They called it “quick detection” even though $14 million walked out the door.
The Knowledge Already Exists
In March 2023, Euler Finance lost $197 million. Most protocols die from something like that.
Euler spent eighteen months rebuilding. Their v2 relaunch came with 31 audits and $7.5 million in bug bounties – a different universe from the $1 million program they had when the hack hit. They aligned incentives so disclosure became worth more than exploitation. They learned from being on the leaderboard and made sure they’d never be there again.
We know what kills protocols. We know which attack vectors get reused. We know which audit firms do thorough work and which ones stamp reports for fees. We know exactly what bug bounty programs should cost relative to TVL.
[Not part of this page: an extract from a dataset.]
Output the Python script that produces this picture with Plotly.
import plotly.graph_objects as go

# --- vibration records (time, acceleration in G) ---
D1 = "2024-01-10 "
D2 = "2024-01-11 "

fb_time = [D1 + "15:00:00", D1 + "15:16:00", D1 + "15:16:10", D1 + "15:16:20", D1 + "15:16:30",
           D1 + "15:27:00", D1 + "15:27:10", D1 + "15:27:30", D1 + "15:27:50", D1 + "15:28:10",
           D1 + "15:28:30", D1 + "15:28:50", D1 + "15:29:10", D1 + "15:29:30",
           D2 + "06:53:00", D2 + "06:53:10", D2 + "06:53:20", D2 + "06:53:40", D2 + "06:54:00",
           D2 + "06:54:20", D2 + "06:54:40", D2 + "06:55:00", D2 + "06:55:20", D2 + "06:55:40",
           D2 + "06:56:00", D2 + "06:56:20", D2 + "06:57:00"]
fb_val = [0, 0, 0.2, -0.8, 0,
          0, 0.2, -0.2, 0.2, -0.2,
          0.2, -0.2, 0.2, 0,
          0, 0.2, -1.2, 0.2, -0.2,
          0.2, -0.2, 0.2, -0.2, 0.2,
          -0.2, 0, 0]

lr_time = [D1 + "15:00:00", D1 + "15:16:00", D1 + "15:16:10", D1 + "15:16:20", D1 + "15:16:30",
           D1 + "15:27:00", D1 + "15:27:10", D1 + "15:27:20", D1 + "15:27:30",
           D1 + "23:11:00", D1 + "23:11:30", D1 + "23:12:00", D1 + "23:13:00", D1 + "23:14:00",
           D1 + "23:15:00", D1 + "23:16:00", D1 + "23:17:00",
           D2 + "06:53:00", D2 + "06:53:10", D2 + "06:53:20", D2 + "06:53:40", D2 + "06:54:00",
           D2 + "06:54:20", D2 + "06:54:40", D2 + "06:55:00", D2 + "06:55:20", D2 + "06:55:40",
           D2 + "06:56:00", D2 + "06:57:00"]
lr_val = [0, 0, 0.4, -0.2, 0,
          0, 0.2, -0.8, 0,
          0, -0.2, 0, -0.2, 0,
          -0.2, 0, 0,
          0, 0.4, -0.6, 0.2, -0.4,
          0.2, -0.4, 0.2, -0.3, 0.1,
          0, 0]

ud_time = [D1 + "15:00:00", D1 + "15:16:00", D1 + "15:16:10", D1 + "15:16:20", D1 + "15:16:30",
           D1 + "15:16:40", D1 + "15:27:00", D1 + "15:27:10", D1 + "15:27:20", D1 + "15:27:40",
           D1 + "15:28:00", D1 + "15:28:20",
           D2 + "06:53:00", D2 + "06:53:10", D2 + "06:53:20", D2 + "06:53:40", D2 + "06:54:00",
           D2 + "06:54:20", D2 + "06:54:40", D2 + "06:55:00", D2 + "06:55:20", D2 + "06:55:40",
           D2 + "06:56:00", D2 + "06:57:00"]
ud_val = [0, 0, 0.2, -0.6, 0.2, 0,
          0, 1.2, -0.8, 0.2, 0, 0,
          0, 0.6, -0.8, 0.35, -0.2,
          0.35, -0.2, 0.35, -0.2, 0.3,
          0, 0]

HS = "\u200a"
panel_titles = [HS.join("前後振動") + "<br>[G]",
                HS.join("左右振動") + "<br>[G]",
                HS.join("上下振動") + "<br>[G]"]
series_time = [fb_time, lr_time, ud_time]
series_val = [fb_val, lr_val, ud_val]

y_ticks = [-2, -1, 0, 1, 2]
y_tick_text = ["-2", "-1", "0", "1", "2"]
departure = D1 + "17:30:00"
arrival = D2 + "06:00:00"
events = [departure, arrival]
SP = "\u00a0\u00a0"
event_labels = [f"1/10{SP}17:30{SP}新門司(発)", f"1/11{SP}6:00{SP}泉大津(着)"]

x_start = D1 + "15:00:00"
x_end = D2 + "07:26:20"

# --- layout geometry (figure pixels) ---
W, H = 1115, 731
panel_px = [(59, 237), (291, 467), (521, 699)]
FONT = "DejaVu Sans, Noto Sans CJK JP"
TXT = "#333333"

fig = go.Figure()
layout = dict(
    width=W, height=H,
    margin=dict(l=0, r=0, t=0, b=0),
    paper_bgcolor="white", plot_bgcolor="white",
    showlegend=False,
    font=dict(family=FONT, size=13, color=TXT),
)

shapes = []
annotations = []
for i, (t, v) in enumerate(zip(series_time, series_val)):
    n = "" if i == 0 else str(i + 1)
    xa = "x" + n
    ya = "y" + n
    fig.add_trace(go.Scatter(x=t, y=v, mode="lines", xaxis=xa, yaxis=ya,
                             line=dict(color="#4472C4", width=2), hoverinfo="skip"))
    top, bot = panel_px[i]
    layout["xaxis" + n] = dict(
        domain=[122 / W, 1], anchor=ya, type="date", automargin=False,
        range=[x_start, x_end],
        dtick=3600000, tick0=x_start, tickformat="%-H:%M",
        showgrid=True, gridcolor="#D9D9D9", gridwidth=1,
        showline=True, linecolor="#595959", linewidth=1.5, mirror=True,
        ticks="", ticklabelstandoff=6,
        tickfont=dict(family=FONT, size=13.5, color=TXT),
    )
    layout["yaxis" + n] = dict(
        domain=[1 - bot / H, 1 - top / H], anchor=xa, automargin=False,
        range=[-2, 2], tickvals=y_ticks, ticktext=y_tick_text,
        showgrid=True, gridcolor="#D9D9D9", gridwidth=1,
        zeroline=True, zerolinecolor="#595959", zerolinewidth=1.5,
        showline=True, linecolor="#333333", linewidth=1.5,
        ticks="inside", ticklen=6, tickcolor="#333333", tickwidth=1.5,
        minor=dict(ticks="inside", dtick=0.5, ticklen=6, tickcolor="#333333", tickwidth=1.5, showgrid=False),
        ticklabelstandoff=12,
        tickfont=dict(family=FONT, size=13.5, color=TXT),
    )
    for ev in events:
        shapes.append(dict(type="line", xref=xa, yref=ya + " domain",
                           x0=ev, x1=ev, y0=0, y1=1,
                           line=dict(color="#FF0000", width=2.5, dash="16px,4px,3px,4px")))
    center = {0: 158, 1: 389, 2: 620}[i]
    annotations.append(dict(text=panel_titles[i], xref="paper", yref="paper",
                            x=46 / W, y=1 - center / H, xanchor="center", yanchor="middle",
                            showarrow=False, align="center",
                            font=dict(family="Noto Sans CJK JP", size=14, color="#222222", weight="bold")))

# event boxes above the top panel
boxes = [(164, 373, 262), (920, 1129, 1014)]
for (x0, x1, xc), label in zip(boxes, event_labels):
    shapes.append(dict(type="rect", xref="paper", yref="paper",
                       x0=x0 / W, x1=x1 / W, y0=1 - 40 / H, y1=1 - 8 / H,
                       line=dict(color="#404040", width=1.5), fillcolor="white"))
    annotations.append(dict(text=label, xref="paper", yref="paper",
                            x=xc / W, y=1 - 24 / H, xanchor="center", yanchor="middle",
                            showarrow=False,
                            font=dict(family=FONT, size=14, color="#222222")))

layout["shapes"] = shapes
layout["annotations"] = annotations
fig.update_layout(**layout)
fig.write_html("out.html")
The information exists in isolated silos. Security researchers who’ve earned seven-figure bounties know which protocols actually pay fairly. White hats who chose disclosure know exactly where that calculation breaks down. Teams who survived exploits know what 3 AM operational paralysis feels like. Auditors willing to be honest know where their industry cuts corners. We see the patterns before they become exploits.
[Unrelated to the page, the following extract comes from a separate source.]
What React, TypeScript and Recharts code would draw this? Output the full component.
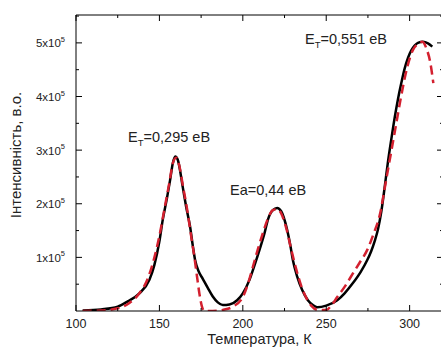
import React from "react";
import { LineChart, Line, XAxis, YAxis, ReferenceDot } from "recharts";

// Experimental TL curve (black solid)
const expT = [104, 115, 125, 131, 138, 144, 147, 150, 152, 154.5, 156.4, 158, 159.5, 161, 164, 166, 168.4, 170, 171.4, 173.5, 176, 179, 182, 185, 188, 192, 196.6, 200, 204, 207, 210, 213, 215, 218, 220.6, 223, 226.6, 228.5, 230, 232.5, 235.6, 239, 242, 244.6, 250, 256.6, 261, 266, 270.5, 274.6, 277, 279, 281, 283, 285, 287, 289, 291, 293, 295, 297, 299, 301, 303, 305, 308, 311, 313.6];
const expI = [1000, 3000, 8000, 18000, 33000, 58000, 86000, 130000, 170000, 210000, 244000, 275000, 288000, 282000, 231000, 195000, 157000, 122000, 95000, 74000, 60000, 43000, 27000, 16000, 11000, 12000, 20000, 33000, 58000, 85000, 114000, 145000, 170000, 188000, 192000, 186000, 151000, 122000, 95000, 65000, 39000, 20000, 11000, 7000, 10000, 20000, 33000, 52000, 72000, 95000, 112000, 130000, 152000, 185000, 230000, 278000, 320000, 360000, 395000, 425000, 452000, 472000, 486000, 495000, 500000, 502000, 499000, 493000];

// Fitted curve (red dashed)
const fitT = [104, 115, 125, 132, 138, 143, 147, 150, 153, 156, 158, 160, 162, 164, 166.6, 169, 171, 172.6, 174, 175.6, 177, 182, 188, 194, 200, 203, 206, 209, 212, 215, 218, 220.5, 223, 226, 229, 232, 235, 238, 241, 245, 250, 253, 256.6, 261, 266, 270, 274.6, 278.5, 282.4, 285, 287.5, 290, 292, 294.4, 296.5, 298.6, 302, 305, 307.6, 310, 312.4, 314.2];
const fitI = [0, 1000, 5000, 15000, 33000, 60000, 100000, 140000, 190000, 240000, 275000, 286000, 270000, 235000, 190000, 140000, 100000, 63000, 32000, 7000, 0, 0, 2000, 8000, 26000, 50000, 82000, 115000, 145000, 172000, 188000, 190000, 182000, 155000, 115000, 78000, 47000, 25000, 10000, 2000, 2000, 10000, 26000, 45000, 70000, 90000, 114000, 145000, 183000, 228000, 272000, 315000, 350000, 392000, 426000, 455000, 487000, 498000, 502000, 490000, 463000, 425000];

const xTicks = [100, 125, 150, 175, 200, 225, 250, 275, 300];
const xMajor = [100, 150, 200, 250, 300];
const yTicks = [50000, 100000, 150000, 200000, 250000, 300000, 350000, 400000, 450000, 500000, 550000];

const labels = [
  { T: 131.2, I: 315000, main: "E", sub: "T", rest: "=0,295 eB" },
  { T: 192.3, I: 216000, main: "Ea=0,44 eB", sub: "", rest: "" },
  { T: 237.3, I: 498000, main: "E", sub: "T", rest: "=0,551 eB" },
];

const expData = expT.map((T, i) => ({ T, I: expI[i] }));
const fitData = fitT.map((T, i) => ({ T, I: fitI[i] }));

const FONT = "'Liberation Sans', Arial, sans-serif";
const TXT = "#222";

const BottomTick = (p: any) => {
  const { x, y, payload } = p;
  const major = xMajor.includes(payload.value);
  return (
    <g>
      <line x1={x} y1={y} x2={x} y2={y - (major ? 6 : 3)} stroke="#000" strokeWidth={1} />
      {major && (
        <text x={x} y={y + 17} textAnchor="middle" fontSize={12.5} fontFamily={FONT} fill={TXT}>
          {payload.value}
        </text>
      )}
    </g>
  );
};

const TopTick = (p: any) => {
  const { x, y, payload } = p;
  const major = xMajor.includes(payload.value);
  return <line x1={x} y1={y} x2={x} y2={y + (major ? 6 : 3)} stroke="#000" strokeWidth={1} />;
};

const LeftTick = (p: any) => {
  const { x, y, payload } = p;
  const major = payload.value % 100000 === 0;
  return (
    <g>
      <line x1={x} y1={y} x2={x + (major ? 6 : 3)} y2={y} stroke="#000" strokeWidth={1} />
      {major && (
        <text x={x - 11} y={y + 4.5} textAnchor="end" fontSize={11.5} fontFamily={FONT} fill={TXT}>
          {payload.value / 100000 + "x10"}
          <tspan fontSize={7.5} dy={-5.5}>5</tspan>
        </text>
      )}
    </g>
  );
};

const RightTick = (p: any) => {
  const { x, y, payload } = p;
  const major = payload.value % 100000 === 0;
  return <line x1={x} y1={y} x2={x - (major ? 6 : 3)} y2={y} stroke="#000" strokeWidth={1} />;
};

const annot = (l: any) => (props: any) => {
  const vb = props.viewBox || {};
  const x = vb.cx !== undefined ? vb.cx : vb.x;
  const y = vb.cy !== undefined ? vb.cy : vb.y;
  return (
    <text x={x} y={y} fontSize={14.5} fontFamily={FONT} fill={TXT}>
      {l.main}
      {l.sub && (
        <tspan fontSize={9.5} dy={4}>
          {l.sub}
        </tspan>
      )}
      {l.rest && <tspan dy={l.sub ? -4 : 0}>{l.rest}</tspan>}
    </text>
  );
};

export default function App() {
  return (
    <div style={{ position: "absolute", left: 0, top: 0, width: 441, height: 354, overflow: "hidden", background: "#fff" }}>
      <LineChart width={445} height={354} margin={{ top: 0, right: 0, bottom: 0, left: 0 }}>
        <XAxis
          xAxisId="b"
          dataKey="T"
          type="number"
          domain={[100, 320]}
          ticks={xTicks}
          orientation="bottom"
          height={43}
          tickSize={0}
          tickMargin={0}
          tickLine={false}
          axisLine={{ stroke: "#000", strokeWidth: 1 }}
          tick={<BottomTick />}
          interval={0}
          allowDataOverflow
          label={{
            content: (props: any) => {
              const vb = props.viewBox;
              return (
                <text x={vb.x + vb.width / 2} y={vb.y + 33} textAnchor="middle" fontSize={14.5} fontFamily={FONT} fill={TXT}>
                  Температура, К
                </text>
              );
            },
          }}
        />
        <XAxis
          xAxisId="t"
          dataKey="T"
          type="number"
          domain={[100, 320]}
          ticks={xTicks}
          orientation="top"
          height={15}
          tickSize={0}
          tickMargin={0}
          tickLine={false}
          axisLine={{ stroke: "#000", strokeWidth: 1 }}
          tick={<TopTick />}
          interval={0}
          allowDataOverflow
        />
        <YAxis
          yAxisId="l"
          type="number"
          domain={[0, 552000]}
          ticks={yTicks}
          orientation="left"
          width={76}
          tickSize={0}
          tickMargin={0}
          tickLine={false}
          axisLine={{ stroke: "#000", strokeWidth: 1 }}
          tick={<LeftTick />}
          interval={0}
          allowDataOverflow
          label={{
            content: (props: any) => {
              const vb = props.viewBox;
              const cx = vb.x + 21;
              const cy = vb.y + vb.height / 2 - 8;
              return (
                <text x={cx} y={cy} textAnchor="middle" fontSize={15} fontFamily={FONT} fill={TXT} transform={`rotate(-90 ${cx} ${cy})`}>
                  Інтенсивність, в.о.
                </text>
              );
            },
          }}
        />
        <YAxis
          yAxisId="r"
          type="number"
          domain={[0, 552000]}
          ticks={yTicks}
          orientation="right"
          width={2}
          tickSize={0}
          tickMargin={0}
          tickLine={false}
          axisLine={{ stroke: "#000", strokeWidth: 1 }}
          tick={<RightTick />}
          interval={0}
          allowDataOverflow
        />
        <Line
          xAxisId="b"
          yAxisId="l"
          data={expData}
          dataKey="I"
          type="monotone"
          stroke="#000"
          strokeWidth={2.5}
          dot={false}
          isAnimationActive={false}
        />
        <Line
          xAxisId="b"
          yAxisId="l"
          data={fitData}
          dataKey="I"
          type="monotone"
          stroke="#d3202f"
          strokeWidth={2.5}
          strokeDasharray="9 5"
          dot={false}
          isAnimationActive={false}
        />
        {labels.map((l, i) => (
          <ReferenceDot
            key={i}
            xAxisId="b"
            yAxisId="l"
            x={l.T}
            y={l.I}
            r={0}
            fill="none"
            stroke="none"
            ifOverflow="visible"
            label={{ content: annot(l) }}
          />
        ))}
      </LineChart>
    </div>
  );
}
These people operate in separate worlds. They rarely talk to each other. They treat each other like adversaries instead of potential allies.
Why A Rekt Security Summit?
So We’re hosting a security summit
Yes, we see the irony. A publication that’s built its reputation documenting your failures now wants to help prevent them. We’ve made a business out of your worst days. We’ve ranked your losses on a leaderboard.
But here’s the thing: we’ve also watched the same patterns repeat for four years. We’ve seen protocols die from problems that were solved elsewhere. We’ve watched researchers who found critical bugs choose exploitation because disclosure wasn’t worth the hassle. We’ve seen auditors stay quiet about industry problems because speaking up means losing clients.
March 28th. Cannes. One day.
The timing is deliberate. Thousands of people will be in Cannes during Stable Summit week discussing stablecoins and institutional adoption. We’re hosting a parallel conversation about whether that future can actually be built without solving the security fundamentals first.
Who should attend
If you’ve told your community “we’re audited by four firms” and still can’t sleep, you already know why.
If you’ve found a critical bug and spent more time calculating exploit value than filling out the bounty submission, we should talk about why that calculation exists.
If you run an audit firm and you’ve ever marked something “out of scope” because fixing it would blow the timeline, this is your chance to say that out loud in a room where everyone else has done the same thing.
If you watched Balancer get exploited four years after Trail of Bits flagged the exact function and thought “that could be us” – it probably will be, unless something changes.
If you’ve survived an exploit and learned things you’ve never written in a post-mortem because it would make you look worse, bring those stories.
If your biggest vulnerability is sitting in a Slack channel with “we’ll fix this after launch” pinned at the top, you’re exactly who needs to be there.
What actually changes
One conference won’t fix crypto security.. We’re not naive enough to think otherwise.
But we’ve seen what happens when the right people have real conversations. When researchers explain what motivates their decisions. When auditors admit their limitations publicly. When teams share what actually worked during a crisis versus what sounded good in theory.
Every protocol will face a security incident eventually. The timing is uncertain, but the occurrence is near certain. The question becomes whether you learned from everyone else’s expensive mistakes first.
We’re building one point where the knowledge actually transfers before it costs someone another nine figures.